Wilson delivers an unmistakably comic performance as a bro who should be lighting up a bong somewhere and grooving to jams but instead finds himself in a cockamamie “sleep study” in what is obviously a haunted house overrun with evil spirits.
If The Haunting had really leaned into the culture-clash, contemporary Abbott and Costello Meet Frankenstein angle of a chill stoner dude at the center of a special effects-heavy haunted house horror movie it’d be a lot more fun.
Instead the remake of Robert Wise’s 1963 classic unwisely goes for scares that never come and atmosphere that dissipates quickly once it becomes apparent just how little the movie has to say.
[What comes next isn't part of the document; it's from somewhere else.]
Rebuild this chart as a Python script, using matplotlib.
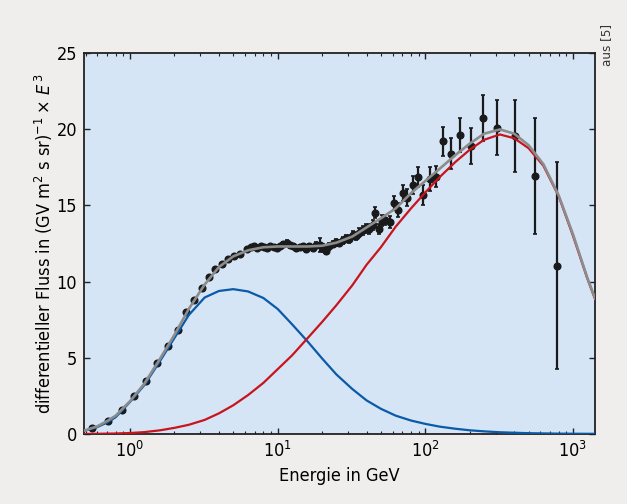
import matplotlib
matplotlib.use("Agg")
import matplotlib.pyplot as plt
from matplotlib.ticker import LogLocator, NullFormatter

plt.rcParams["font.family"] = ["DejaVu Sans"]
plt.rcParams["font.stretch"] = "condensed"
plt.rcParams["mathtext.fontset"] = "custom"
plt.rcParams["mathtext.rm"] = "DejaVu Sans:stretch=condensed"
plt.rcParams["mathtext.it"] = "DejaVu Sans:italic:stretch=condensed"

# model curves
curve_e = [0.49, 0.6, 0.7, 0.8, 1.0, 1.25, 1.6, 2.0, 2.5, 3.2, 4.0, 5.0, 6.3, 8.0,
           10, 12.5, 16, 20, 25, 32, 40, 50, 63, 80, 100, 125, 160, 200, 250,
           320, 400, 500, 630, 800, 1000, 1250, 1410]
blue_curve = [0.2, 0.45, 0.75, 1.1, 2.1, 3.2, 4.8, 6.3, 7.8, 8.95, 9.38, 9.5,
              9.35, 8.92, 8.2, 7.2, 6.05, 4.95, 3.9, 2.95, 2.2, 1.65, 1.2, 0.88,
              0.66, 0.48, 0.34, 0.24, 0.17, 0.11, 0.08, 0.05, 0.035, 0.02, 0.015,
              0.01, 0.01]
red_curve = [0.0, 0.01, 0.02, 0.03, 0.06, 0.12, 0.24, 0.4, 0.6, 0.92, 1.35, 1.88,
             2.55, 3.35, 4.25, 5.15, 6.3, 7.35, 8.45, 9.75, 11.1, 12.25, 13.6,
             14.8, 15.85, 16.85, 17.85, 18.65, 19.3, 19.65, 19.4, 18.75, 17.6,
             15.6, 13.0, 10.2, 8.85]
total_curve = [0.22, 0.5, 0.85, 1.2, 2.15, 3.3, 4.95, 6.5, 8.2, 9.8, 10.95, 11.65,
               12.05, 12.25, 12.3, 12.3, 12.3, 12.35, 12.55, 12.95, 13.55, 14.15,
               14.8, 15.8, 16.6, 17.4, 18.3, 19.05, 19.7, 19.98, 19.7, 18.95,
               17.7, 15.65, 13.1, 10.25, 8.9]

# measured points
data_e = [0.556, 0.71, 0.887, 1.07, 1.29, 1.53, 1.80, 2.10, 2.39, 2.72, 3.07, 3.42,
          3.78, 4.18, 4.61, 5.06, 5.55, 6.17, 6.59,
          6.95, 7.3, 7.7, 8.1, 8.5, 8.9, 9.4, 9.9, 10.4, 10.9, 11.5, 12.1, 12.7,
          13.4, 14.1, 14.8, 15.6, 16.4, 17.3, 18.2, 19.2, 20.2, 21.3, 22.4, 23.6,
          24.9, 26.2, 27.6, 29.1, 30.6, 32.3, 34.0, 35.8, 37.7, 39.7, 41.8, 44.0,
          45.6, 48.4, 50.5, 53.3, 57.6, 61.5, 65.7, 70.9, 75.6, 81.9, 88.9, 96.8,
          107.9, 118, 132, 149, 172, 204, 247, 307, 402, 553, 778]
data_y = [0.37, 0.87, 1.57, 2.51, 3.48, 4.63, 5.77, 6.82, 8.0, 8.81, 9.56, 10.28,
          10.81, 11.17, 11.46, 11.70, 11.81, 12.12, 12.29,
          12.3, 12.2, 12.35, 12.25, 12.2, 12.3, 12.25, 12.2, 12.3, 12.45, 12.55,
          12.4, 12.3, 12.2, 12.25, 12.3, 12.15, 12.3, 12.2, 12.4, 12.4, 12.2,
          12.0, 12.3, 12.45, 12.6, 12.5, 12.7, 12.85, 12.8, 13.05, 13.0, 13.2,
          13.35, 13.5, 13.45, 13.7,
          14.52, 13.45, 14.0, 14.04, 13.93, 15.14, 14.7, 15.83, 15.5, 16.32, 16.84,
          15.68, 16.71, 16.88, 19.2, 18.39, 19.6, 18.88, 20.75, 20.1, 19.55, 16.9,
          11.05]
data_err = [0.05] * 19 + [
    0.1, 0.1, 0.1, 0.1, 0.1, 0.12, 0.12, 0.12, 0.12, 0.15, 0.2, 0.15, 0.15,
    0.15, 0.15, 0.15, 0.18, 0.18, 0.18, 0.2, 0.45, 0.25, 0.2, 0.2, 0.2, 0.2,
    0.2, 0.22, 0.22, 0.25, 0.25, 0.25, 0.28, 0.28, 0.3, 0.3, 0.32,
    0.35, 0.35, 0.35, 0.35, 0.4, 0.44, 0.45, 0.52, 0.55, 0.6, 0.66, 0.63,
    0.79, 0.68, 0.94, 1.0, 1.1, 1.2, 1.5, 1.83, 2.38, 3.8, 6.8]

fig = plt.figure(figsize=(6.27, 5.04), dpi=100, facecolor="#efeeec")
ax = fig.add_axes([0.134, 0.139, 0.815, 0.756])
ax.set_facecolor("#d5e5f6")

ax.errorbar(data_e, data_y, yerr=data_err, fmt="o", color="#1a1a1a", ms=4.8,
            elinewidth=1.6, capsize=1.5, capthick=1.2, zorder=2)
ax.plot(curve_e, blue_curve, color="#0a5aa8", lw=1.6, zorder=3)
ax.plot(curve_e, red_curve, color="#c8141c", lw=1.6, zorder=3)
ax.plot(curve_e, total_curve, color="#8c8c8c", lw=1.9, zorder=4)

ax.set_xscale("log")
ax.set_xlim(0.488, 1410)
ax.set_ylim(0, 25)
ax.set_yticks([0, 5, 10, 15, 20, 25])
ax.xaxis.set_minor_locator(LogLocator(base=10, subs=range(2, 10), numticks=20))
ax.xaxis.set_minor_formatter(NullFormatter())
ax.tick_params(which="both", direction="in", top=True, right=True,
               labelsize=13, color="#222222", pad=5)
ax.tick_params(which="major", length=4, width=1)
ax.tick_params(which="minor", length=2.5, width=0.8)
for sp in ax.spines.values():
    sp.set_linewidth(1.3)
    sp.set_color("#222222")

ax.set_xlabel("Energie in GeV", fontsize=13, labelpad=4)
ax.set_ylabel(r"differentieller Fluss in (GV m$^2$ s sr)$^{-1}\times\,\mathit{E}^{\,3}$",
              fontsize=13, labelpad=1)

fig.text(0.968, 0.911, "aus [5]", rotation=90, fontsize=9.5, color="#333333",
         ha="center", va="center")

fig.savefig("out.png", dpi=100, facecolor=fig.get_facecolor())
An appropriately embarrassed Liam Neeson plays Dr. David Marrow, a mad scientist the movie inexplicably seems to think is not nefarious so much as misguided when all of the available evidence suggests he’s out of his fucking gourd and pretty damn evil.
The demented doctor wants to delve deep into the seldom-explored positive side of fear by manipulating a group of strangers into coming to a spooky old estate under the pretense that they will be participating in a research study on insomnia when what he’ll really be studying is TERROR!
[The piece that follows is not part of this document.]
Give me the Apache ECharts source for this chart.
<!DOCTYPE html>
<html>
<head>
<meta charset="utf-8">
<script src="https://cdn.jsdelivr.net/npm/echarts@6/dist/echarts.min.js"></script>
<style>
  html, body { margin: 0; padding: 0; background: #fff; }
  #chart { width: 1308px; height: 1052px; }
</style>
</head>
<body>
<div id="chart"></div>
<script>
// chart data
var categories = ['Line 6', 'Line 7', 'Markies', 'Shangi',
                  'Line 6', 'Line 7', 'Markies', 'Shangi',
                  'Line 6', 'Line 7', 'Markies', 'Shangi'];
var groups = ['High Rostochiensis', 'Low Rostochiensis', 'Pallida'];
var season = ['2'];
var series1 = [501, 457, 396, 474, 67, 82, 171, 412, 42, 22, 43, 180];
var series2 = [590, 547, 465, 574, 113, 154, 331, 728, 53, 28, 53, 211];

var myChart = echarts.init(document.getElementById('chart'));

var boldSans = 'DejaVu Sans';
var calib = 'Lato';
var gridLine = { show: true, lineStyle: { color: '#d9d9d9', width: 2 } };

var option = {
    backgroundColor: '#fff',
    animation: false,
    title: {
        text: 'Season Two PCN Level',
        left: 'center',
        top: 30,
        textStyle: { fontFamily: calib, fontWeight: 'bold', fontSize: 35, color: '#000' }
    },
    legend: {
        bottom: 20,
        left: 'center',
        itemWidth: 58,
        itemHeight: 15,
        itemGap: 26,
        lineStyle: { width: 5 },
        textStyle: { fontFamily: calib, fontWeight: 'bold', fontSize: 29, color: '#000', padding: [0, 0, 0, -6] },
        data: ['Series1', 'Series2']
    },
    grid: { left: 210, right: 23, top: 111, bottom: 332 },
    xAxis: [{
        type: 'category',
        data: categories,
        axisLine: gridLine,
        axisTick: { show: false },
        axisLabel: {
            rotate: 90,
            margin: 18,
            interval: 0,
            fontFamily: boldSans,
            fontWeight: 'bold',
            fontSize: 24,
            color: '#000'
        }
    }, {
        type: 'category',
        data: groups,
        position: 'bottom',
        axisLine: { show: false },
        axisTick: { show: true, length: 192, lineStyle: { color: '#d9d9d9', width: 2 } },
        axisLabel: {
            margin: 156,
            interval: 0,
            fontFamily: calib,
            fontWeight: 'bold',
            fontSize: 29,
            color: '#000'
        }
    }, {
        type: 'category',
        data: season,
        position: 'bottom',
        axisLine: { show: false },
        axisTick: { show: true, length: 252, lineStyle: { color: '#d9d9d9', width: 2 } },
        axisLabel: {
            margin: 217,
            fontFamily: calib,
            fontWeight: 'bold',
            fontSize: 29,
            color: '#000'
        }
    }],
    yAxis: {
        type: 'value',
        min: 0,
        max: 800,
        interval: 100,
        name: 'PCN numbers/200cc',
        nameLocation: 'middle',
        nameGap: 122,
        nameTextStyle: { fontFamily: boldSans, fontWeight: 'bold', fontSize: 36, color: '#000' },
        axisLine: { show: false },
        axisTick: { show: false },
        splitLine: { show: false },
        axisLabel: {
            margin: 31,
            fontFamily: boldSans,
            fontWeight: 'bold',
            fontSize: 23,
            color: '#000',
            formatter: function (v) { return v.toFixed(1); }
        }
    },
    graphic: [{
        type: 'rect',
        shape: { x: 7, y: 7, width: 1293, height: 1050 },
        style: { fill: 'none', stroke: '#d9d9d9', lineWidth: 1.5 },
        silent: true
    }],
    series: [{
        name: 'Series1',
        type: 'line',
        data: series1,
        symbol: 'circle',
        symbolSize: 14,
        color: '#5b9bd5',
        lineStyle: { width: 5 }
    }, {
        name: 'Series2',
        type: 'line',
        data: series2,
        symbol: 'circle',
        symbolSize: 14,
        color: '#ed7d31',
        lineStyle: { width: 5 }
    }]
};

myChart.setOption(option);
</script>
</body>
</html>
Now I have participated in multiple research studies and they’ve all taken place in cold, antiseptic places like hospitals rather than haunted houses.
But you can’t have a haunted house movie without a haunted house so the fake study occurs in the spookiest and least likeliest of places, a vast cathedral of ghosts and ghouls and things that go bump in the night with a vibe that bisexual Bohemian glamour girl Theo (Catherine Zeta-Jones) accurately pegs as Charles Foster Kane by way of the Munsters.
To get the study’s participants in an appropriately terrified frame of mind, Dr. Marrow tells them of the massive estate’s haunted past as the home of a wealthy man obsessed with children yet doomed to never have any of his own.
There is some seriously bad mojo at play in this haunted mansion but is it the work of a doctor intent on exploring the nature of fear or is it genuine paranormal activity?
Except for the loopy incongruity of Owen Wilson starring in a horror movie and a wildly over-qualified cast, all that The Haunting has going for it is an appropriately spooky set rife with gothic details and free-floating dread.
The Haunting looks expensive but feels cheap. It’s a tacky b-movie with an A-list cast and decadent production values but nothing in the way of a soul or substance.
The underwhelming fright flick has exactly one idea that feels badly cribbed from The Shining: the house has a telekinetic bond with Nell. It seems to intuit her need to serve others, whether that means martyring herself for the sake of her mother or agreeing to look after a bunch of dead ghost children because no one else wants the gig.
The house seems to be calling Nell home as part of a dark destiny she cannot begin to fathom initially but speaks to her soul-deep compulsion to put the needs of others above her own to a masochistic extent.
The Haunting has a fatal flaw in that it is never scary. The CGI is cheap and tacky enough to be distractingly unconvincing but not cheap or tacky enough to be fun or distinctive the way the CGI in say, The Lawnmower Man or Mars Attacks are.
Watching The Haunting I found myself thinking about how much fun it is to watch scary movies during the Halloween season. It’s a tradition I very much enjoy even as I’m all too aware that most scary movies suck, even those with as much going for them on paper as The Haunting.